Issues - Drug Screening for Public Assistance Recipients
Fight for Values:
There is no justification or excuse for instituting these mean-spirited and punitive measures that single out struggling Virginians
Requiring drug tests for TANF recipients singles out low-income Virginians for increased scrutiny and punitive measures based simply on the fact that they are poor. Virginians of all income levels receive state funds: educational grants and loans, salaries, and tax breaks. Targeting low income Virginians for drug tests stigmatizes people for the simple fact that they’re poor.
Instead of treating struggling Virginians as lazy, uneducated, drug users and throwing up more obstacles to them receiving the assistance they need to get back on track, what we should be doing is investing in creating good jobs and providing adequate funding to help job seekers find new employment.
TANF is not a hand out; it is a temporary assistance program that helps families get the support and training they need to achieve self-sufficiency.
Get the Facts:
- Drug testing programs cost more money than they save. In Indiana, Just 1 percent of participants in an workforce training program failed their drug tests, according to the state’s Department of Workforce Development. . In the approximately 3 months that Florida’s law was in effect, only 32 applicants failed the test and more than 7,000 passed. It is highly unlikely that a similar measure in Virginia would save any money and would likely be a cost.

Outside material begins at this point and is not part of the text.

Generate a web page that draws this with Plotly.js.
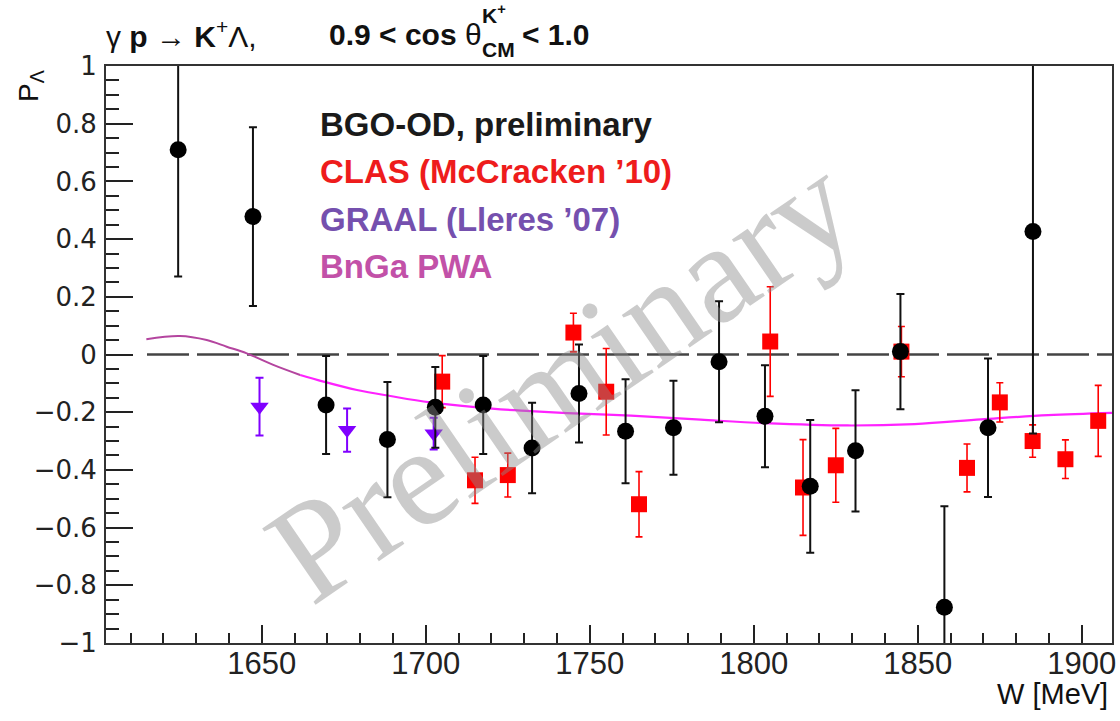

- Massive drug testing is the last thing cash-strapped states like Virginia can afford. A conservative estimate by the Substance Abuse and Mental Health Services Administration puts the cost of drug testing at $25 to $75 per test
- There is no evidence TANF recipients are more likely to abuse drugs than the general population
- These drug testing bills are likely unconstitutional. A federal appeals judge has halted the implementation of similar Florida measures for violating prohibitions against unreasonable search and seizure.